Car s’il existe un véritable intérêt pour le vote électronique dans la population, avec 8 Français sur 10 favorables au principe, le consensus est bien moins évident sur sa mise en œuvre, avec 1 Français sur 2 craignant les manipulations. Et si la réponse à ces doutes « est surtout technologique, avec des garanties de sécurité, d’inviolabilité et d’anonymat du votant, la fréquence de consultation sera un élément-clé pour l’expertiser autant de fois que nécessaire », analyse Jean-Sébastien Suze. C’est pourquoi Civicpower espère pouvoir mener des tests sur des élections locales à venir et ainsi « apporter la preuve par les faits », conclut Marion Le Blanc.
PARTENARIAT AVEC LEGORAFI
Le paradoxe est incontestable. D’un côté, « les citoyens se sentent éloignés des centres de décisions politiques, ce qui conduit à une démobilisation dont l’abstention et le désintérêt pour la chose publique sont des symptômes », constate Marion Le Blanc, cofondatrice de l’association Civicpower. Mais de l’autre, « il existe un ensemble de solutions technologiques qui leur permettent de donner leur avis sur tout et n’importe quoi. Notre rôle est de reconnecter les deux », ajoute la jeune femme.
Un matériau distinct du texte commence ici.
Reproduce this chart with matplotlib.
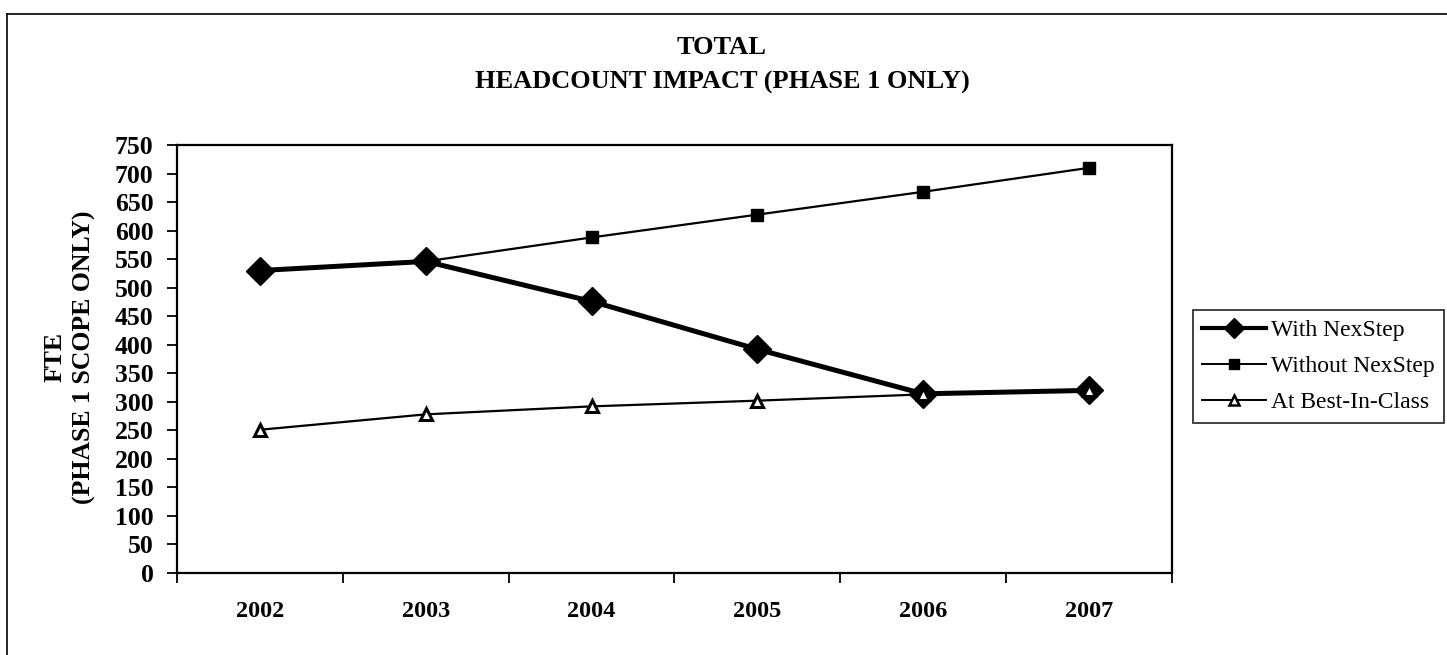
import matplotlib
matplotlib.use("Agg")
import matplotlib.pyplot as plt
from matplotlib.lines import Line2D

years = ["2002", "2003", "2004", "2005", "2006", "2007"]
with_nexstep = [530, 546, 476, 392, 314, 320]
without_nexstep = [530, 546, 588, 628, 668, 710]
best_in_class = [251, 278, 292, 302, 313, 320]
series_names = ["With NexStep", "Without NexStep", "At Best-In-Class"]
yticks = list(range(0, 751, 50))

plt.rcParams['font.family'] = ['Liberation Serif', 'DejaVu Serif']

W, H = 1447, 655
fig = plt.figure(figsize=(W / 100, H / 100), dpi=100)
ax = fig.add_axes([177 / W, 1 - 573 / H, (1172 - 177) / W, (573 - 145) / H])

x = list(range(len(years)))
ax.plot(x, with_nexstep, color='black', lw=3.6, marker='D', ms=14,
        mfc='black', mec='black', zorder=3)
ax.plot(x, without_nexstep, color='black', lw=1.6, marker='s', ms=8.5,
        mfc='black', mec='black', zorder=4)
ax.plot(x, best_in_class, color='black', lw=1.6, marker='^', ms=8.5,
        mfc='white', mec='black', mew=2.2, zorder=5)

ax.set_xlim(-0.5, len(years) - 0.5)
ax.set_ylim(0, 750)
ax.set_yticks(yticks)
ax.set_yticklabels([str(v) for v in yticks], fontsize=18.5, fontweight='bold')
ax.set_xticks(x)
ax.set_xticklabels(years, fontsize=17.5, fontweight='bold')
ax.set_xticks([i - 0.5 for i in range(len(years) + 1)], minor=True)
ax.tick_params(axis='x', which='major', length=0, pad=20)
ax.tick_params(axis='x', which='minor', length=7, width=1.3, direction='out')
ax.tick_params(axis='y', which='major', length=7, width=1.3, direction='out', pad=10)
for s in ax.spines.values():
    s.set_linewidth(1.6)

fig.text(70 / W, 1 - 357 / H, "FTE\n(PHASE 1 SCOPE ONLY)", rotation=90,
         ha='center', va='center', fontsize=18.5, fontweight='bold',
         linespacing=1.35)

fig.text(722 / W, 1 - 47 / H, "TOTAL", ha='center', va='center',
         fontsize=19, fontweight='bold')
fig.text(722 / W, 1 - 82 / H, "HEADCOUNT IMPACT (PHASE 1 ONLY)", ha='center',
         va='center', fontsize=19, fontweight='bold')

handles = [
    Line2D([], [], color='black', lw=3.0, marker='D', ms=10, mfc='black'),
    Line2D([], [], color='black', lw=1.4, marker='s', ms=7.5, mfc='black'),
    Line2D([], [], color='black', lw=1.4, marker='^', ms=7.5, mfc='white', mew=1.8),
]
leg = fig.legend(handles, series_names, loc='upper left',
                 bbox_to_anchor=(1193 / W, 1 - 310 / H), fontsize=17,
                 frameon=True, fancybox=False, edgecolor='black',
                 handlelength=2.7, handletextpad=0.2, borderpad=0.4,
                 labelspacing=0.62, borderaxespad=0)
leg.get_frame().set_linewidth(1.3)

# outer border of the scanned chart
fig.add_artist(Line2D([7 / W, 1.0], [1 - 14 / H, 1 - 14 / H], color='black', lw=1.2,
                      transform=fig.transFigure))
fig.add_artist(Line2D([7 / W, 7 / W], [0, 1 - 14 / H], color='black', lw=1.2,
                      transform=fig.transFigure))

fig.savefig("out.png", dpi=100)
Pour attirer plus particulièrement les jeunes, Civicpower s’est associé au site satirique LeGorafi afin de créer un jeu interactif mettant en scène des personnages : les « Cryptopolitics », qui se combattent à base de joutes verbales. « Un gros travail éditorial a été fait pour rendre le jeu humoristique et toujours bienveillant », précise Marion Le Blanc. Autre point d’accroche : l’association a obtenu le soutien de sportifs, « qui s’engagent en faveur de la démocratie numérique et encouragent les jeunes à voter. C’est important pour nous car ce sont des joueurs de rugby engagés aux côtés de Civicpower des relais d’influence, de véritables porte-parole de notre engagement », assure la secrétaire générale de Civicpower, qui annonce le soutien à venir de nombreuses autres personnalités.